Ghosts Close to Home

Mr. Tim, the Head of Youth Services at Beavercreek Community Library, recently moved into a Moraine farmhouse that was built in 1839. The day he signed the papers to buy it last summer, the sellers told him it was haunted. Until lately, nothing but a few mysteriously self-closing doors happened. Then twice in the last month he’s heard footsteps upstairs when he was alone in the house, and once the porch swing was moving on a windless day with no one (visible) sitting in it. That has him wondering, in this season of spooks, if Beavercreek has any hauntings.

Local ghost expert Chris Woodyard has the answer in his Haunted Ohio series. Several volumes feature Beavercreek phantoms, like “The Half-There Haunting” that took place in a local real estate office. One of the agents was working late when he heard a knock or a thump. Thinking a coworker had come in the back door, he hollered a greeting. Just as he did, he looked up to see a figure dressed in “a calf-length black dress and high-button 1890s shoes.” But the person was only half there! From the thighs up, there was only blank space. When he went to look for the person—or phantom—there was no body there. You can read the full story in Haunted Ohio I: Ghostly Tales From the Buckeye State.

You’ll also find Beavercreek boos in Haunted Ohio II: More Ghostly Tales From the Buckeye State and Haunted Ohio IV: Restless Spirits.

We asked Beavercreek staff for their favorite ghost stories, real or between the covers of a book:

Former Head of Reference Eden A. once visited a friend in Cincinnati who lived in an old house, and she felt like someone was watching her in the guest bedroom. When she went down to dinner, she learned the house was haunted by a Civil War soldier who was sometimes seen in uniform descending the stairs… And small things like combs and hairbands often seemed to move to drawers or the soap dish by themselves.

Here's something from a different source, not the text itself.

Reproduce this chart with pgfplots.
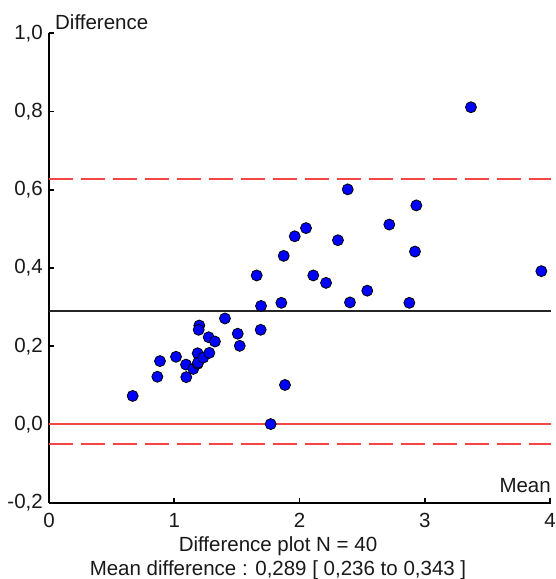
\documentclass[border=0pt]{standalone}
\usepackage{fontspec}
\setmainfont{Liberation Sans}
\usepackage{pgfplots}
\pgfplotsset{compat=1.18}
\definecolor{lred}{RGB}{245,70,70}
\definecolor{txt}{RGB}{25,25,25}
\pgfplotstableread{
x y
0.668 0.073
0.865 0.122
0.886 0.162
1.014 0.173
1.094 0.153
1.096 0.121
1.152 0.142
1.187 0.182
1.187 0.155
1.190 0.158
1.232 0.171
1.280 0.183
1.200 0.253
1.195 0.242
1.275 0.223
1.325 0.212
1.405 0.271
1.507 0.232
1.523 0.201
1.658 0.381
1.693 0.303
1.690 0.242
1.770 0.001
1.884 0.101
1.855 0.311
1.874 0.431
1.962 0.481
2.052 0.502
2.110 0.381
2.212 0.362
2.307 0.471
2.385 0.601
2.403 0.312
2.541 0.342
2.717 0.511
2.877 0.311
2.922 0.442
2.933 0.560
3.369 0.811
3.931 0.392
}\pts
\begin{document}
\fontsize{20.5}{24}\selectfont
\begin{tikzpicture}
\path[use as bounding box] (-49pt,-76.3pt) rectangle (507pt,502.7pt);
\begin{axis}[
  at={(0,0)}, anchor=south west,
  scale only axis, width=502pt, height=469.4pt,
  xmin=0, xmax=4.008, ymin=-0.2, ymax=1.0,
  axis x line*=bottom, axis y line*=left,
  axis line style={black, line width=1.7pt},
  xtick={0,1,2,3,4},
  ytick={-0.2,0,0.2,0.4,0.6,0.8,1.0},
  tick align=inside, major tick length=5pt,
  tick style={black, line width=1.7pt},
  /pgf/number format/assume math mode=true,
  yticklabel style={/pgf/number format/fixed, /pgf/number format/fixed zerofill, /pgf/number format/precision=1, /pgf/number format/use comma, inner sep=0pt, xshift=-6pt, text=txt},
  xticklabel style={inner sep=0pt, yshift=-10pt, text=txt},
  clip=false,
]
\addplot[draw=black!85, line width=2pt] coordinates {(0,0.289) (4.008,0.289)};
\addplot[draw=lred, line width=2pt] coordinates {(0,0) (4.008,0)};
\addplot[draw=lred, solid, line width=2pt, dash pattern=on 24pt off 8pt] coordinates {(0,0.627) (4.008,0.627)};
\addplot[draw=lred, solid, line width=2pt, dash pattern=on 24pt off 8pt] coordinates {(0,-0.049) (4.008,-0.049)};
\addplot[only marks, mark=*, mark size=5.5pt, mark options={fill=blue, draw=black, line width=0.8pt}] table[x=x, y=y] {\pts};
\node[anchor=base west, inner sep=0pt, text=txt, xshift=6pt, yshift=4pt] at (rel axis cs:0,1) {Difference};
\node[anchor=base east, inner sep=0pt, text=txt, yshift=10.5pt] at (rel axis cs:1,0) {Mean};
\end{axis}
\node[anchor=base, inner sep=0pt, text=txt] at (229pt,-49pt) {Difference plot N = 40};
\node[anchor=base, inner sep=0pt, text=txt] at (229pt,-72.3pt) {Mean difference : 0,289 [ 0,236 to 0,343 ]};
\end{tikzpicture}
\end{document}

Youth Services Librarian Julie G. remembers her favorite ghost story was the tale of the girl who always wore a green ribbon around her neck. The girl wouldn’t say why she always wore it. She wouldn’t tell her boyfriend, even after they married. Then one dark night when she was very ill, she called her husband to her side to tell him why she never took the ribbon off… You can read the rest in In A Dark, Dark Room by Alvin Schwartz.